For a soldier in a trench, a three-day delay in a customs warehouse in Lviv is not an administrative hiccup. It is a death sentence. Without eyes in the sky, they are blind. And a blind soldier cannot see the Russian assault groups crawling through the tree lines until it is far too late.
The Bureaucrat’s Shadow
It is easy to paint any political departure during a war as a sign of crisis, corruption, or collapse. The truth is usually far more human, and far more exhausting.
War eats people. It does not just consume the young men who storm trenches; it grinds down those who sit in the offices under constant threat of missile strikes, carrying the psychological weight of tens of thousands of casualties on their consciies. The outgoing minister was, by all accounts, tired. The constant pressure of balancing Western donor demands, internal political rivalries, and the insatiable appetite of the front line takes a toll that no human frame is built to sustain forever.

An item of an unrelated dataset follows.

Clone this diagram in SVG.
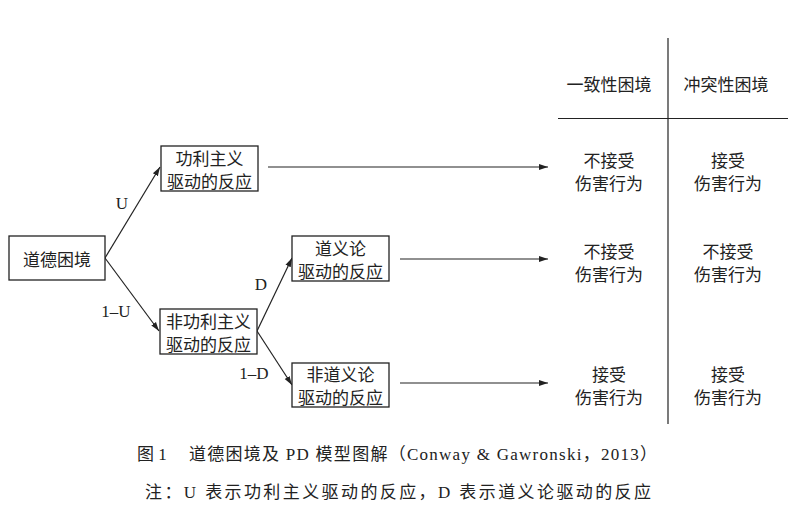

There is a distinct vulnerability in admitting this. As observers, we want our wartime leaders to be bronze statues—unyielding, sleepless, and devoid of doubt. We forget that they are middle-aged men with high blood pressure, worrying about their children, drinking too much coffee, and staring at spreadsheets of loss every single morning.
The departure is not necessarily a sign of failure. Often, it is simply the natural limit of human endurance.
But the challenge for the successor is monumental. The new leadership inherits a system that is halfway through a metamorphosis. The Ukrainian military is currently a hybrid beast: one half is a highly agile, tech-startup-style drone force; the other half is still a traditional, heavy-artillery, Soviet-legacy army.
These two halves do not always get along.
The old-school generals want the budget spent on 155mm artillery shells and heavy armored vehicles. They look at the drone operators—with their 3D printers, vape pens, and civilian hoodies—with deep suspicion. The outgoing minister acted as a shield for these digital insurgents, protecting their funding and their unconventional methods from the wrath of the traditional military hierarchy.
Without that shield, will the tech-driven revolution be suffocated by the return of the generals?
The View from the Trench
Back in the basement, Spark is prepping another drone.
He attaches a new battery with a thick rubber band. He checks the solder on the video transmitter. His hands are dirty, the fingernails caked with the dark, rich soil of the Donbas plains.
He does not know the name of the new defense minister. He does not care about the political alliances being negotiated in the parliament building in Kyiv.
"They can change whoever they want at the top," Spark says, his voice flat, devoid of anger or excitement. "As long as the boxes of motors keep arriving. If the motors stop, we start dying. It’s that simple."
He puts the goggles back on.
The screen flickers. The static clears. Once again, he is looking down at the scarred, blackened earth from eighty meters up, searching for the telltale puff of smoke from an enemy trench.
The politicians write the policies. The ministers sign the decrees. But the war is decided here, in the cold, by young men who have traded their youth for a controller and a view of a dying world through a low-resolution lens.